For years now, one of my favourite Canadian literary journals has been Calgary’s filling Station, founded in the mid-1990s, and somehow continued, by a long range of volunteers that have managed to keep such a beast as a literary journal afloat. There have been rumours of flux in the fS house over the past little bit, with the two most recent issues only now appearing in my mailbox, but hopefully they’ve gone through it and come out the other end, to get back into a publishing schedule (I won’t even mention the typesetting errors rife through #43; or is it, as “The Disgust Issue,” somehow part of the point?). In issue #42, some of the highlights include poems by Amanda Earl, Jesse Ferguson (who apparently has a first trade collection out this spring), Priscila Uppal and Shane Rhodes, as well as some interesting non-fiction pieces, something that’s been growing in the magazine lately.
Best of Film, Paste Magazine, December, 2007
Dragged through the blood?

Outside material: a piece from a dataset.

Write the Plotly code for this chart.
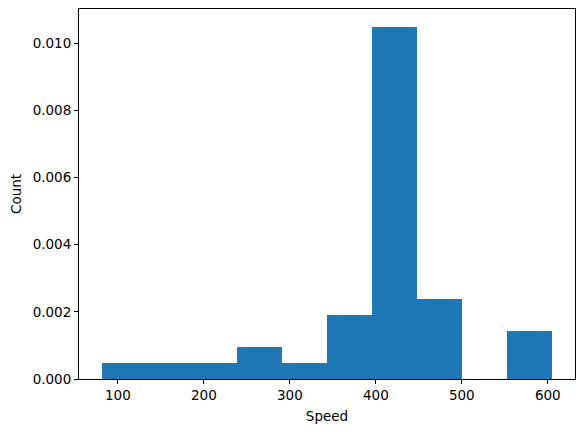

Seduced into talking?
Slacker malaise chemistry code-cracking jittery romance isn’t your thing?
Booze, fueled by the maverick, hardly stark forever, needs to fly dark:
a little bit almost steals the suburbs.
Sure, it lacks zombies’ infuriating hope.
Slo-mos and damaged chaos unfolds.
A pair of skin-tight Levis, a particularly glorious way to go,
questing for tongue and tone.
A rat-greatness purity and dubious stumble,
illuminating lacquer white limbs.
Huge blue collar shrugs, denying mundane
acoustic red-hooded bad-ass flannel poetry.
Liquorice is fleeting. (Amanda Earl, filling Station #42)
The second of the two issues is called “The Disgust Issue,” and I’m not sure what exactly the difference is between this and what they publish otherwise, but there is some damned fine work here, including an excerpt from Montreal writer Jon Paul Fiorentino’s first novel, out any minute now from ECW Press, and far stronger and more entertaining than I had expected. There is very little fiction I’ve notice that I actually anticipate, but if this excerpt is any indication, this is a novel I know I will want to devour, completely and quickly, and soon. Other highlights included an essay/review by ryan fitzpatrick (“Toward an abject horror”), visual art by Montreal genius Milly Mavreas and some short poems by Calgary writer and filmmaker Jonathan Ball. Here’s another writer that has been quietly working for years, and getting far more interesting over the past little bit; apparently he has a trade book or two forthcoming with BookThug.
They Come Back
The actors take to the stage and, in front of the audience, slit
their own throats.
The audience is horrified. They flee. But they come back the
next night. They come back. (Jonathan Ball, filling Station #43)
Managing editor Laurie Fuhr mentioned recently that they have also produced a chapbook, but I still haven’t seen it. Will it ever arrive? Otherwise, I still don’t understand why they went to a policy of only responding to accepted submissions, and ignoring those they decide not to publish; in the end, it leaves a bad taste in the mouth, and can only lead to fewer unsolicited submissions.